Sunday, June 26, 2005

The Tumbler

050626-sk22

 

Our offices border on the rail yards and the industrial west side of Salt Lake. A perfect place for an Architect's office....er.... well, it does have panache and a sense of adventurous spirit to reclaim forgotten and discarded buildings and transform them into beautiful and stylish new neighborhoods. That is what skill and ability we bring to society isn't it?

One of our neighbors is a stone masons yard. This piece of equipment takes cut and rough pieces and tumbles them around in this steel cylinder. It gives a distressed and interesting look to stone and smoothes sharp and abrupt edges.

I wanted to approach this sketch differently. I've been reading two books on painting by Bob Wade and Charles Reid; two veteran watercolorists that are also great teachers. Bob Wade encourages to make value sketches of the subject before painting to get your seeing eye to understand what values you need to represent. He also suggests squinting your eyes to really begin to see values. He feels if you get the values right you are on the way to having a successful painting. Bad paintings happen when the values are off. Charles Reid suggests to mix color right on your paper and concentrate on representing the values and colors as "shapes". That is, visualizing color, light, and value change as shapes that tend to create a sort of collage on your page. I tried some of both and came up with this sketch. I used a purple/yellow complement (ultramarine blue + carmine red & yellow ochre) color scheme to create its own mood and quality. I really liked the shadow shape on the dirt pile on the right. I didn't follow everything they suggested but hey.. I'm trying to find my voice, aren't I.

A pitfall I think I fell into that Bob Wade discourages is creating a value that may be too dark and creates a hole on the page. I think the value (although lighter than what I saw) of the opening of the tumbler is too strong. It focuses me into that area too much and in effect creates a hole on the page.

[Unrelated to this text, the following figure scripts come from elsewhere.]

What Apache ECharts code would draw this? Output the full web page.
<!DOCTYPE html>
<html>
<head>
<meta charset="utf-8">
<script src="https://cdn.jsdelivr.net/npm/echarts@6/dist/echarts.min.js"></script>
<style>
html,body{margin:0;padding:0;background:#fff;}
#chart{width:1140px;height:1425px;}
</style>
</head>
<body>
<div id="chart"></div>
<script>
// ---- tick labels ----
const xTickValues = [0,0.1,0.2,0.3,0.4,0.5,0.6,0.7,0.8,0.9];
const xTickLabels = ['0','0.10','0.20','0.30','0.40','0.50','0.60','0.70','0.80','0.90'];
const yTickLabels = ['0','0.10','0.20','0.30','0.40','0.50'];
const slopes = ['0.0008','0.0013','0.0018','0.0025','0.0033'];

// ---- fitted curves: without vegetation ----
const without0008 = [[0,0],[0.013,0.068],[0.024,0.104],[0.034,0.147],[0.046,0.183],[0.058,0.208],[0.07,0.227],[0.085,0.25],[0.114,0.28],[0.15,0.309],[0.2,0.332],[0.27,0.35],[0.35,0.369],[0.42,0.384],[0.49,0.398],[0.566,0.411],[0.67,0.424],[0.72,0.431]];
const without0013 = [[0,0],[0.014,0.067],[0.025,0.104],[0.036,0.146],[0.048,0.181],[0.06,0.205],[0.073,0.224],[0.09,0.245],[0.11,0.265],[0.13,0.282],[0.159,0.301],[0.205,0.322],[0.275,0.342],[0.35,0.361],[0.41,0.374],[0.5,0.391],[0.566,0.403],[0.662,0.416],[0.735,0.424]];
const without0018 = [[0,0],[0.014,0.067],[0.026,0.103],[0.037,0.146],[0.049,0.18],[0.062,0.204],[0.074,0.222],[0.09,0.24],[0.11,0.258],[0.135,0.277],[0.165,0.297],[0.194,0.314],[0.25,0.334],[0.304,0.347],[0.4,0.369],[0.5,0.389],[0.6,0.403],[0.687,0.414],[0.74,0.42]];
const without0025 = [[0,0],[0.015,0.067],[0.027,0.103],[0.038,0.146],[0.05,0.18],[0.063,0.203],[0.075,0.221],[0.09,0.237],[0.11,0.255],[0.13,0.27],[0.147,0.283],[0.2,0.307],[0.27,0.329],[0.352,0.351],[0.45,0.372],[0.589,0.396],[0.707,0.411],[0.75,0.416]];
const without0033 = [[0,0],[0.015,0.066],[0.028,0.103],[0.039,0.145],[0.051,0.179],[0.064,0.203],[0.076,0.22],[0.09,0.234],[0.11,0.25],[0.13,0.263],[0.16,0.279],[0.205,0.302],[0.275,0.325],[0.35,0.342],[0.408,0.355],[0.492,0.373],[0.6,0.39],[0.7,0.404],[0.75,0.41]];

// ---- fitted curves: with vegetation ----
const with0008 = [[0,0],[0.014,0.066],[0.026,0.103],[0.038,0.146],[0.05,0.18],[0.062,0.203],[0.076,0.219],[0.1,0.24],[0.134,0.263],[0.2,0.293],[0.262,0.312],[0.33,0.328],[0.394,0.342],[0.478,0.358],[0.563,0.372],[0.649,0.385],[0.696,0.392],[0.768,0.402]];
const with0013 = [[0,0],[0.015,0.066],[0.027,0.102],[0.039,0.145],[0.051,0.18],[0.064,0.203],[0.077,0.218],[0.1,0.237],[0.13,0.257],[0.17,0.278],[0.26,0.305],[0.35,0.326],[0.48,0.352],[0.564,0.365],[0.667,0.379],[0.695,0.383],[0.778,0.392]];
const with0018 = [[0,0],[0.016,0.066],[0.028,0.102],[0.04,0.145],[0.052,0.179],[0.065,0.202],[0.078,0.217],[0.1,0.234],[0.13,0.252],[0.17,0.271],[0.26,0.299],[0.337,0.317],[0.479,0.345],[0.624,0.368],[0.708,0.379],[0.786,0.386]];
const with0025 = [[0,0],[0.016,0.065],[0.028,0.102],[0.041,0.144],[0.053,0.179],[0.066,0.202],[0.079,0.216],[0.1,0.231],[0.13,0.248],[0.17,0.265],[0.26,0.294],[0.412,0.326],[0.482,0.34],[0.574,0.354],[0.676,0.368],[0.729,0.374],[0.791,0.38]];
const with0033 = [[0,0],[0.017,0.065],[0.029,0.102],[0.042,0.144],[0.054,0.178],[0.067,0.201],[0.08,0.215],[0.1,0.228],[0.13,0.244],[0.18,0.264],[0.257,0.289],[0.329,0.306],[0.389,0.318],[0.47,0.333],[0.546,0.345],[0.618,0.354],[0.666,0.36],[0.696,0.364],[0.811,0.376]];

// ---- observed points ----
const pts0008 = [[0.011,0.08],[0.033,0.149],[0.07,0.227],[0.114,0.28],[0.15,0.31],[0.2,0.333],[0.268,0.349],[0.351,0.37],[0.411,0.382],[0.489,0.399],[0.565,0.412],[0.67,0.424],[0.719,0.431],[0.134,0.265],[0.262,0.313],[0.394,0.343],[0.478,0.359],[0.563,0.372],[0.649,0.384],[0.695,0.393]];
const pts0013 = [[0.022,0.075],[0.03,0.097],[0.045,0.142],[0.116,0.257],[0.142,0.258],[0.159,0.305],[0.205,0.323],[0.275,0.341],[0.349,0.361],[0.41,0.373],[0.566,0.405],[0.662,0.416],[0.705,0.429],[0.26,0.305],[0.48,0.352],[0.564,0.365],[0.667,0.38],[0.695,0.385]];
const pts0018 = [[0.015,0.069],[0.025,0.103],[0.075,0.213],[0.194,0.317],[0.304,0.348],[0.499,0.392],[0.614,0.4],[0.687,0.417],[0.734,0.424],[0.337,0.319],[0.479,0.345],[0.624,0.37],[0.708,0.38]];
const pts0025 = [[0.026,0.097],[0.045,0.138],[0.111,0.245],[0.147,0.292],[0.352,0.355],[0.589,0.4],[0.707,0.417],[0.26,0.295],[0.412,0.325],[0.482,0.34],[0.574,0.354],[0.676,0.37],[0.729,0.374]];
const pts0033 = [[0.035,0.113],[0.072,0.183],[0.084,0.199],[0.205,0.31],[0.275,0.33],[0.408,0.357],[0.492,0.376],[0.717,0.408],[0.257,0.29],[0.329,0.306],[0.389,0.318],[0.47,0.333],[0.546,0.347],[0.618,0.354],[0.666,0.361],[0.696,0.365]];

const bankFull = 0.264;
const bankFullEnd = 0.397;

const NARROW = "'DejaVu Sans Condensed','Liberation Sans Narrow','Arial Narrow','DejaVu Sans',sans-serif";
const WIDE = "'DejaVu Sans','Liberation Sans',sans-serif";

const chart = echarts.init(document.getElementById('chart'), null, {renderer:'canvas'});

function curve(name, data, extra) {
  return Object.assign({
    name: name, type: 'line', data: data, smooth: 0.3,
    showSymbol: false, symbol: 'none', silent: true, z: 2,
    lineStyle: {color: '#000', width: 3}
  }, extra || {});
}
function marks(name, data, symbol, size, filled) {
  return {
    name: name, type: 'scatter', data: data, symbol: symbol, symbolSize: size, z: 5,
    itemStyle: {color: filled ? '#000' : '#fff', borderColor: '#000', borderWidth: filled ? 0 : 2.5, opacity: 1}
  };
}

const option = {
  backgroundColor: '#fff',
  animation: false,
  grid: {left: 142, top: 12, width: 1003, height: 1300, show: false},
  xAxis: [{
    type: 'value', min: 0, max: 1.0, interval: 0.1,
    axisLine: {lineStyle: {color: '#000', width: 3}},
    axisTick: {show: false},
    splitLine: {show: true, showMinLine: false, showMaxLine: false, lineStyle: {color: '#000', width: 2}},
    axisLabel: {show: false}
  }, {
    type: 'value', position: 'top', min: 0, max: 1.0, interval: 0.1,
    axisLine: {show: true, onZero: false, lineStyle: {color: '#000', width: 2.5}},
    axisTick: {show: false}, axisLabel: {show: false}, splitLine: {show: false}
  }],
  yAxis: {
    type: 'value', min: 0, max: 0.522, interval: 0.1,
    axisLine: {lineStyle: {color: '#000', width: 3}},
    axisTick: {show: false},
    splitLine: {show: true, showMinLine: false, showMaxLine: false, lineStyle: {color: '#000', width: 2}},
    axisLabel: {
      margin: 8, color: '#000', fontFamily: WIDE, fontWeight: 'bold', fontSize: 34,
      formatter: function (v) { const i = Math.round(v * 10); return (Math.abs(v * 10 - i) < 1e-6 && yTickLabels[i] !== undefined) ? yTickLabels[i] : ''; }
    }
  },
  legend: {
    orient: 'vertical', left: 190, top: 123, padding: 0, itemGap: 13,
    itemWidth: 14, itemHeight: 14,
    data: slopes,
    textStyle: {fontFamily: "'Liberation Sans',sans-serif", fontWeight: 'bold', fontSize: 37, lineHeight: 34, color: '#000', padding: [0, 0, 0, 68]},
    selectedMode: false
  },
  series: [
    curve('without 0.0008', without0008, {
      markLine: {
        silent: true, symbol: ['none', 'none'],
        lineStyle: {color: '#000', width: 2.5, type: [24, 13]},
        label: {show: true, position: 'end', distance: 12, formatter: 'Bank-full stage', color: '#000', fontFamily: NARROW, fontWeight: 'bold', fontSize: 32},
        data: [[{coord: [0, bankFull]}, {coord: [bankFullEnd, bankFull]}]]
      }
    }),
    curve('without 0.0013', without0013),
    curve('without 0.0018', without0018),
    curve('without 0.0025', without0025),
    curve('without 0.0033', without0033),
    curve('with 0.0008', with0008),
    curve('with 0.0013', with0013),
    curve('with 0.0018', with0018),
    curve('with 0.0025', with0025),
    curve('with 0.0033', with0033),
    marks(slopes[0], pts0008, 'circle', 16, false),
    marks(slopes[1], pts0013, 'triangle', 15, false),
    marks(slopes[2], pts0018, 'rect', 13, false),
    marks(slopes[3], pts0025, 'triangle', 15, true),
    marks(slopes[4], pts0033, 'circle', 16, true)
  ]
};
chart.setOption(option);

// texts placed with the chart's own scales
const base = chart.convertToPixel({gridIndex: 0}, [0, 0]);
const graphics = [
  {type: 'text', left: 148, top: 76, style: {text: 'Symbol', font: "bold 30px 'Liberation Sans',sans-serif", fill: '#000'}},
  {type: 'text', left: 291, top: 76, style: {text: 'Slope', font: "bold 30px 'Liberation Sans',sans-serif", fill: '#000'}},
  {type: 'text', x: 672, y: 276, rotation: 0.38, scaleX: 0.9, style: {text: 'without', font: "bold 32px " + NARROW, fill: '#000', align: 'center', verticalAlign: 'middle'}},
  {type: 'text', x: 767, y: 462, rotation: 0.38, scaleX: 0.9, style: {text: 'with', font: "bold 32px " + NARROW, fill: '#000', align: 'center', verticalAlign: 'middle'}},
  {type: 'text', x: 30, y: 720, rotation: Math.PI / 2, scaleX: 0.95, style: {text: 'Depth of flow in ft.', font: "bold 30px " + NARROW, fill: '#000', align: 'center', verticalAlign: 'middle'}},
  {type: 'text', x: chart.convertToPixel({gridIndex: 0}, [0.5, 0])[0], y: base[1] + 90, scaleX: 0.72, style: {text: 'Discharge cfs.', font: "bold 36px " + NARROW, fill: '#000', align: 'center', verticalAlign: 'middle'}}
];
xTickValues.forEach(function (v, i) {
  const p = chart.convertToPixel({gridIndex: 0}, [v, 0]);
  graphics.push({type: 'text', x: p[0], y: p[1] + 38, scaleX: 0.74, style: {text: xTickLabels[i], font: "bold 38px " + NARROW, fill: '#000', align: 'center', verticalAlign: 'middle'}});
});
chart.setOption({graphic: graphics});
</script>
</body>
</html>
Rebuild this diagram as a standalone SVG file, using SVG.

Using ink as a complement to watercolor is a nice combination and has always appealed to me. It also covers a multitude of sins as the ink adds to what the quick watercolor application can't. This sketch took 30 minutes from start to finish and falls under the limitations I've placed on myself when I sketch. I find if I limit my sketching time the more often I am likely to sketch. If I start churning out 2-3 hour or more sketches I'm less likely to sketch often. I hope I can find more time to sketch so my sketches can be more refined and then I can also do more larger and more time consuming paintings. A goal.....when children are older and work is less demanding; who knows.

2 comments:

Kathleen Pequignot said...

WOW, thanks for the insight about creating a "hole". Yes, I understand what you are saying about the spot in your drawing. Maybe it needs more shape, in that it appears flat and there isn't depth in the opening. I wouldn't know how to fix that personally, but it is so helpful to have it explained with reference to Mr. Wade's instruction. I really like the overall drawing. I wish I could create such a detailed piece in such a short amount of time. Industrial scenes are a goldmine for unique structures to capture with line and color.